Importantly, data centres are not well suited for being powered by renewables because they need constant power 24/7. Although data centres could reduce constraint payments – paid to wind farms to turn off turbines when the wind is blowing and there is not enough capacity in the transmission grid to export the energy out of Scotland – they will rely on energy imported from elsewhere. This is likely to be from fossil fuels.
Many data centres are building batteries on-site to provide back-up, but these are generally designed to store energy for a maximum of four hours – most have just two hours of storage. This could bridge the times of day when prices peak (around teatime) but they will not cover energy requirements for the hours and days when there is a lack of wind. That needs long-duration storage: pumped-hydro, hydrogen and such like, which is expensive to build and are needed to help balance the grid for the rest of Scotland’s economy.

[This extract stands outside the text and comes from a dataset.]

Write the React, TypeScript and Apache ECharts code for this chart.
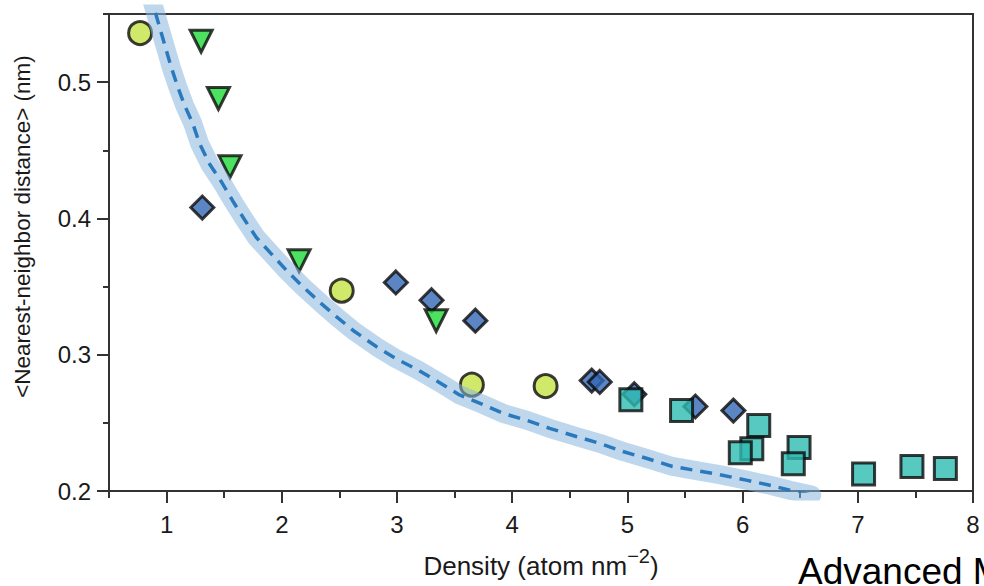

Data centres will make it far harder to meet our energy targets for renewables. With Torness nuclear power station – which gives a constant baseload of 1.12GW – due to close in 2028, now is precisely the wrong time to be adding inflexible energy-guzzlers into our system.
The renewable energy being created in Scotland is already spoken for. It is part of the decarbonisation efforts of the whole UK. This is why transmission connectors are being built to transport energy to England.
The crisis in the US as a harbinger of what is to come to Scotland if we allow these centres to be built. There is not enough production of gas turbines in the world to keep pace with the demand from data centres, which are increasingly building power generation capacity on site (bring your own power, or BYOP, as it is known) due to strain on the grid.
Energy bills have sky-rocketed for consumers, diesel back-up generators are being run as a matter of course, rather than in extreme emergencies, and retired nuclear power is being brought back into operation. Jet engines from old airliners are even being used due to demand for turbines outstripping supply.
The same will happen here unless the Scottish Government and local authority planning committees have the foresight to properly consider and manage the issue.
A parliament committee is meeting to discuss the energy section of the CCP today. And Edinburgh City Council is shortly due to discuss an application for a hyperscale data centre at the Gyle, on the west side of the city. This application has been able to progress without an Environmental Impact Assessment (as have five out of eight others which have reached this stage in planning), and this is despite a plan to build diesel back-up generation just upwind of the city centre.
It is vital that the Scottish Government’s new CCP takes into account the serious impact that building hyperscale data centres will have on Scotland’s climate ambitions and its citizens.